In DORA’s own State of DevOps Report 2021, they reported that teams sharing a culture of encouraging “information flow, trust, innovation, and risk-sharing” were more likely to report better software delivery performance and that valuing psychological safety was indicative of a high performing team.


If you’re looking to make developer success and productivity truly sustainable, you’ll need to expand your metrics to include both wellbeing and collaboration as measurable data.

Luckily, we’ve got the tool for that.


Photo by Jason Goodman on Unsplash


How do we do it?


The Adadot development team does things a bit differently.

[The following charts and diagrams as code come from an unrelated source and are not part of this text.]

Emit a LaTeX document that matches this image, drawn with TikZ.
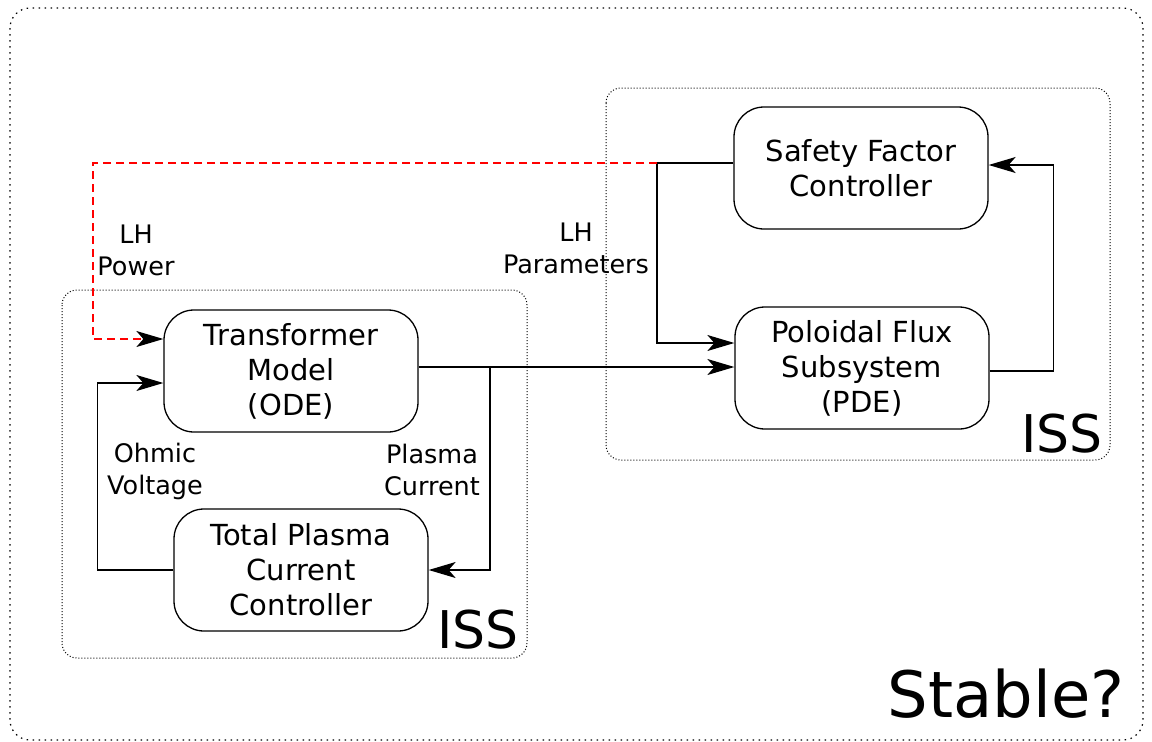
\documentclass[tikz,border=0pt]{standalone}
\usepackage{fontspec}
\setmainfont{DejaVu Sans}
\usetikzlibrary{arrows.meta}

\tikzset{
  block/.style={draw, rounded corners=30pt, line width=1.3pt, align=center,
    minimum width=254pt, minimum height=122pt, inner sep=0pt,
    font=\fontsize{29}{35}\selectfont},
  lbl/.style={align=center, font=\fontsize{25.5}{32}\selectfont},
  arr/.style={line width=1.3pt, -{Stealth[length=27pt,width=16pt,inset=7pt,color=black]}},
  grp/.style={dotted, line width=1pt, rounded corners=15pt}
}

\begin{document}
\begin{tikzpicture}[x=1pt,y=-1pt]
\useasboundingbox (0,0) rectangle (1152,742);

% dotted frames
\draw[line width=1.2pt, dash pattern=on 1.5pt off 4.5pt, rounded corners=20pt] (10,8) rectangle (1143,740);
\draw[grp] (606,88) rectangle (1110,460);
\draw[grp] (62,290) rectangle (527,658);

% blocks
\node[block] (safety) at (861,168) {Safety Factor\\Controller};
\node[block] (poloidal) at (862,368) {Poloidal Flux\\Subsystem\\(PDE)};
\node[block] (transformer) at (291,371) {Transformer\\Model\\(ODE)};
\node[block] (plasmactrl) at (301,570) {Total Plasma\\Current\\Controller};

% labels
\node[lbl] (lhpower) at (136,250) {LH\\Power};
\node[lbl] (lhparam) at (576,248) {LH\\Parameters};
\node[lbl] (ohmic) at (155,471) {Ohmic\\Voltage};
\node[lbl] (plcurr) at (432,470) {Plasma\\Current};
\node[font=\fontsize{52}{60}\selectfont] (issright) at (1062,434) {ISS};
\node[font=\fontsize{52}{60}\selectfont] (issleft) at (478,630) {ISS};
\node[font=\fontsize{64}{70}\selectfont] (stable) at (1006,694) {Stable?};

% connectors
\coordinate (lhj) at (657,163);
\coordinate (lhc) at (93,339);
\coordinate (pcj) at (490,367);
\draw[line width=1.3pt] ([yshift=5pt]safety.west) -- (lhj);
\draw[arr] (lhj) |- ([yshift=25pt]poloidal.west);
\draw[arr, red, dash pattern=on 8pt off 5pt] (lhj) -| (lhc) -- (transformer.west |- lhc);
\draw[arr] ([yshift=4pt]transformer.east) -- (pcj) -- (pcj -| poloidal.west);
\draw[arr] (pcj) |- (plasmactrl.east);
\draw[arr] (plasmactrl.west) -- ++(-76,0) |- ([yshift=-12pt]transformer.west);
\draw[arr] ([yshift=-3pt]poloidal.east) -- ++(64,0) |- ([yshift=3pt]safety.east);
\end{tikzpicture}
\end{document}
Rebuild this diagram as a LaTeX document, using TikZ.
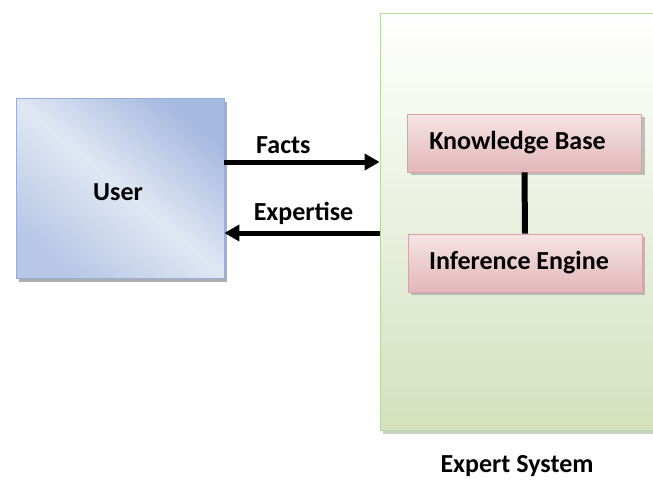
\documentclass[tikz,border=0pt]{standalone}
\usepackage{fontspec}
\setmainfont{Carlito}
\usetikzlibrary{shadows,arrows.meta}
\definecolor{userlight}{HTML}{DFE7F3}
\definecolor{userdark}{HTML}{A6B9DF}
\definecolor{userline}{HTML}{95AEDB}
\definecolor{esgreen}{HTML}{D3E1BD}
\definecolor{esline}{HTML}{B8D7A0}
\definecolor{kbtop}{HTML}{F6E4E4}
\definecolor{kbbottom}{HTML}{E2B7BA}
\definecolor{kbline}{HTML}{D7A2A8}
\tikzset{
  lbl/.style={font=\bfseries\fontsize{26}{30}\selectfont, text=black},
  userbox/.style={draw=userline, line width=0.8pt, minimum width=208pt, minimum height=180pt,
    top color=userdark, bottom color=userdark!70!userlight, middle color=userlight, shading angle=-40,
    drop shadow={shadow xshift=3pt, shadow yshift=-4pt, fill=black!45, opacity=0.7}},
  esbox/.style={draw=esline, line width=0.8pt, top color=white, bottom color=esgreen,
    drop shadow={shadow xshift=3pt, shadow yshift=-4pt, fill=esline!60!black!60, opacity=0.6}},
  kbbox/.style={draw=kbline, line width=0.8pt, minimum width=234pt, minimum height=58pt,
    top color=kbtop, bottom color=kbbottom,
    drop shadow={shadow xshift=3pt, shadow yshift=-3pt, fill=black!40, opacity=0.6}},
  flow/.style={line width=5pt, -{Triangle[length=15pt,width=16pt]}},
  link/.style={line width=6pt}
}
\begin{document}
\begin{tikzpicture}[x=1pt,y=-1pt]
\useasboundingbox (0,0) rectangle (653,482);
\clip (0,0) rectangle (653,482);
\fill[white] (0,0) rectangle (653,482);
% the expert system frame, running past the right edge
\node[esbox, minimum width=290pt, minimum height=417pt] (es) at (525,221.5) {};
\node[userbox] (user) at (120,188) {};
\node[lbl] at (118,192) {User};
\node[kbbox] (kb) at (524.5,143) {};
\node[lbl] at ([xshift=-7pt]kb.center) {Knowledge Base};
\node[kbbox] (ie) at (525,263) {};
\node[lbl] at ([xshift=-6pt]ie.center) {Inference Engine};
\draw[link] (kb.south) -- (ie.north);
\draw[flow] (user.east |- 0,162) -- (es.west |- 0,162) node[lbl, pos=0.38, above=2pt] {Facts};
\draw[flow] (es.west |- 0,233) -- (user.east |- 0,233) node[lbl, pos=0.49, above=3pt] {Expertise};
\node[lbl] (cap) at (517,466) {Expert System};
\end{tikzpicture}
\end{document}
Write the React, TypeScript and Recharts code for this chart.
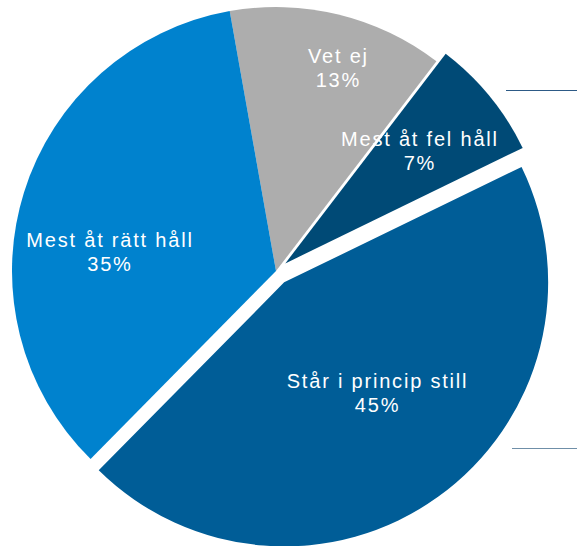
// Opinion poll pie — four answers, two slices pulled out from the centre.
// Each slice is drawn by its own Pie (others transparent) so it can be offset.
import { Cell, Pie, PieChart } from "recharts";

const categories = ["Vet ej", "Mest åt fel håll", "Står i princip still", "Mest åt rätt håll"];
const shares = [13.2, 7.4, 44.6, 34.8];
const pctLabels = ["13%", "7%", "45%", "35%"];

const COLORS = ["#adadad", "#004a76", "#005d97", "#0082ce"];
const EXPLODE = [0, 12, 14, 0]; // px pulled out along the slice's mid angle
const LABEL_R = [212, 175, 144, 168];
const LABEL_SHIFT = [-3.2, 0.9, 4.3, 10.75]; // degrees off the mid angle

const W = 577;
const H = 546;
const CX = 276;
const CY = 271;
const R = 264;
const START = 100.1;
const END = START - 360;

const data = categories.map((name, i) => ({ name, value: shares[i], pct: pctLabels[i] }));

const total = shares.reduce((a, b) => a + b, 0);
let acc = 0;
const mids = shares.map((v) => {
  const m = START - ((acc + v / 2) / total) * 360;
  acc += v;
  return m;
});

const RAD = Math.PI / 180;

function makeLabel(i: number) {
  return (props: any) => {
    if (props.index !== i) return null;
    const a = (props.midAngle + LABEL_SHIFT[i]) * RAD;
    const x = props.cx + LABEL_R[i] * Math.cos(a) + 0.9;
    const y = props.cy - LABEL_R[i] * Math.sin(a);
    return (
      <text
        key={`lbl-${i}`}
        x={x}
        y={y - 5}
        textAnchor="middle"
        fill="#ffffff"
        fontSize={20}
        fontFamily="'Liberation Sans', Arial, sans-serif"
        letterSpacing={1.8}
      >
        <tspan x={x} y={y - 5}>
          {props.payload?.name ?? categories[i]}
        </tspan>
        <tspan x={x} y={y + 19}>
          {pctLabels[i]}
        </tspan>
      </text>
    );
  };
}

export default function App() {
  return (
    <div style={{ position: "absolute", left: 0, top: 0, width: W, height: H, background: "#fff" }}>
      <PieChart width={W} height={H} margin={{ top: 0, right: 0, bottom: 0, left: 0 }}>
        {categories.map((_, i) => {
          const m = mids[i] * RAD;
          return (
            <Pie
              key={i}
              data={data}
              dataKey="value"
              nameKey="name"
              cx={CX + EXPLODE[i] * Math.cos(m)}
              cy={CY - EXPLODE[i] * Math.sin(m)}
              outerRadius={R}
              startAngle={START}
              endAngle={END}
              stroke="none"
              labelLine={false}
              label={makeLabel(i)}
              isAnimationActive={false}
            >
              {data.map((_, j) => (
                <Cell key={j} fill={j === i ? COLORS[j] : "transparent"} stroke="none" />
              ))}
            </Pie>
          );
        })}
      </PieChart>
      <div style={{ position: "absolute", left: 506, top: 90, width: 71, height: 1, background: "#2d5a86" }} />
      <div style={{ position: "absolute", left: 512, top: 448, width: 65, height: 1, background: "#6f8fa8" }} />
    </div>
  );
}
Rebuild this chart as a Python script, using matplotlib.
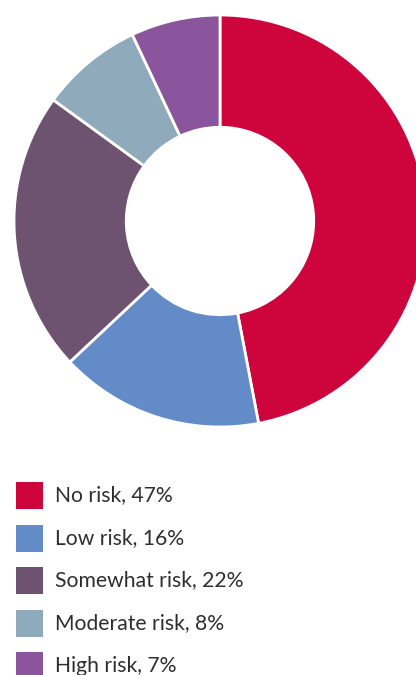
import matplotlib
matplotlib.use("Agg")
import matplotlib.pyplot as plt
from matplotlib.patches import Rectangle

labels = ["No risk", "Low risk", "Somewhat risk", "Moderate risk", "High risk"]
values = [47, 16, 22, 8, 7]
colors = ["#CE053C", "#628BC7", "#6E5371", "#8FAABB", "#8A559C"]

W, H = 416, 675
fig = plt.figure(figsize=(W / 100, H / 100), dpi=100)
fig.patch.set_facecolor("white")

# donut, centre ~ (220, 221) px, radius ~206 px (right side runs off the canvas)
cx, cy, r = 220, 221, 206
ax = fig.add_axes([(cx - r) / W, (H - cy - r) / H, 2 * r / W, 2 * r / H])
ax.pie(values, colors=colors, startangle=90, counterclock=False, radius=1,
       wedgeprops=dict(width=0.545, edgecolor="white", linewidth=2))
ax.set_xlim(-1, 1)
ax.set_ylim(-1, 1)
ax.set_aspect("equal")
ax.axis("off")

# legend
y0 = 495.5
step = 42.5
for i, (lab, val, col) in enumerate(zip(labels, values, colors)):
    yc = y0 + i * step
    fig.add_artist(Rectangle((16 / W, (H - yc - 13.5) / H), 27 / W, 27 / H,
                             transform=fig.transFigure, facecolor=col, edgecolor="none"))
    fig.text(55 / W, (H - yc) / H, f"{lab}, {val}%", fontsize=15.2, family="Lato",
             color="#2e2e2e", va="center", ha="left")

fig.savefig("out.png", dpi=100)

We combine code-based software delivery metrics with person-based wellbeing and collaboration data, to make developer success sustainable.


We pull productivity data from platforms including GitLab, Jira and Google Workspace, and combine these with data from collaboration tools like Slack to give us big-picture insight into our team’s software delivery performance.


If you are part of a tech team you should be looking at the following:


  • How are you managing your work-life balance?

  • How many times have you replied to a Slack message well into the evening?

  • Are you forging strong working relationships by collaborating with the same developers on multiple projects?


By looking at well-being and Collaboration alongside Work metrics, being conscious of behaviors including out-of-hours communication, responsiveness, and time spent on collaborative coding projects, you can be sure that you are on your way in your journey towards sustainable development success.


We are consciously improving our own habits, including cutting down on meeting times for focused work, reducing excessive fragmentation across multiple projects, and monitoring out-of-hours work to mitigate burn-out, helping you ensure that your success and productivity are viable, healthy and long-term.


We aren’t replacing the DORA metrics, we’re just making them more human.